Collision Course
- First edition
- Author: Barrington J. Bayley
- Cover artist: Chris Foss
- Language: English
- Genre: Science fiction
- Publisher: DAW Books
- Publication date: February 1973
- Publication place: United Kingdom
- Media type: Print (Hardcover, Paperback)
- Pages: 175
- ISBN: 978-0-87997-043-7
- OCLC: 670871

= Collision Course (Bayley novel) =

1972 novel by Barrington J. Bayley

Collision Course ( Collision with Chronos) is the fourth novel by the science fiction author Barrington J. Bayley. The novel was inspired by the multiple time dimensions proposed by J. W. Dunne. The plot centers on the collision of two alternate "presents", with disastrous implications for reality.

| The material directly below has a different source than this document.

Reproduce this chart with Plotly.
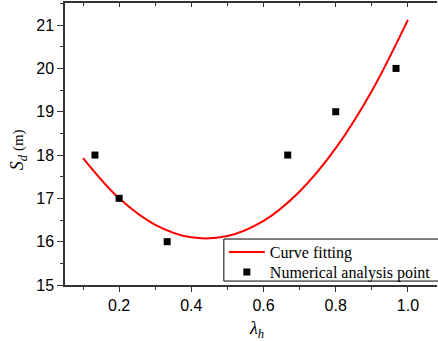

==Literary significance and reception==
Rhys Hughes, in his review of Bayley's work, ranked the novel as Bayley's third-best but still the most original time paradox story in modern SF, noting that, for the first time, Bayley's novels had reached the high standards of his short stories.

John Clute described Collision Course, along with Empire of Two Worlds and Annihilation Factor, as "variously successful" but held that The Fall of Chronopolis was Bayley's most fully realised time travel story.

Reviewing the novel in Vector, Brian Stableford criticised Bayley's tendency to arbitrarily switch between viewpoints but concluded that "[y]ou will find it a rewarding experience."

In 1990, Collision Course won the Japanese Seiun Award for best translated novel.

It was translated to Polish in 1983 and reviewed by Maciej Parowski in "Fantastyka" (5/83, p. 50).